I played out the scenario in the second game. Three Corsairs against three MIGs.  To determine which planes got activated, the Ace, Two, and Three of Hearts represented each of the three Northern MIGs; the Ace, Two, and Three of Clubs represented each of the three Southern Corsairs. No, the Ace did not mean it was an ace pilot, but there is are bonuses in the rules for aces. I mixed up the cards and turned them over one at a time. The card that turned up was the plane that got to go.  When all cards were used up, I reshuffled the deck and started over again. To try to be as impartial as I could, I tried to evaluate what maneuver or movement would be the most beneficial during each plane's turn. Not to go into details of the rules, but unlike Airwar: C21, there are only a few specialized maneuvers in addition to turning.

At start, I had the planes on each side move as one unit and could not break formation for either the first three turns, or within one and a half speed hexes away from their opponent, whichever came first. The Corsairs began at the bottom middle side, the North (yeah know, bottom should be South), of the hex sheet. I rolled for the MIGs to determine where they would start.  1 or 2, left side; 3 or 4, bottom side; 5 or 6, right side. They rolled the left side. I also decided that they were at their maximum altitude, 5, whereas the Corsairs were at altitude 3.

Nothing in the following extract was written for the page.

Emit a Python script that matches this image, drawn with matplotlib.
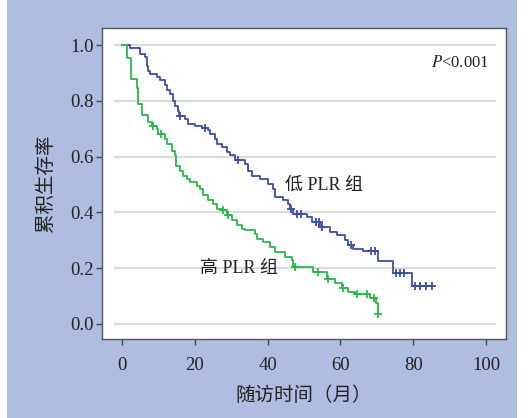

The MIGs quickly closed in. Being faster, they managed to get behind the Corsairs and by the fourth turn, one Corsair was shot down. However, several subsequent turns, the MIGs had terrible die rolls and either missed the remaining Corsairs, or failed to do any damage to them.  The Corsairs took advantage of that as well as the luck of the card draw to reverse the roles. Using the move forward one hex, climb one altitude level, change direction 180° maneuver, one Corsair got close behind a MIG and with really good die rolls shot it down. Another Corsair went nose-to-nose with a MIG, which resulted in mutual damage. During what was probably the key turn, The damaged MIG found itself the target of the two remaining Corsairs with no way to fire back. It went down in flames. I rolled an impromptu "discretion is the better part of valor" die (1-3 he fights on, 4-6 he leaves). The MIG pilot decided not to push his luck and drove off to exit the game. The Corsairs had no desire to pursue and they limped back home.

Evaluation of the Rules
The author of the rules state that they are not meant to be highly detailed, but rather rules for a quick game or to be used as part of a campaign. It was enjoyable. The games went pretty fast, and there were some tense moments. About the only issue was the method of activation, which seemed to make or break it for the poor MIGs several times in the game. I am not sure how to improve on this. I have no qualms with the method of resolving combat. The MIGs just kept getting a lot of bad die rolls. Also, it pays to really get in close to your target as it ups the odds of scoring a hit. This helped the Corsairs score hits on the MIGs several times. For another test drive, I plan to use the 1965 to 1975 rules to see how missiles are used. As I stated earlier, the '65 to '75 rules pretty much the same, but with the addition of missiles.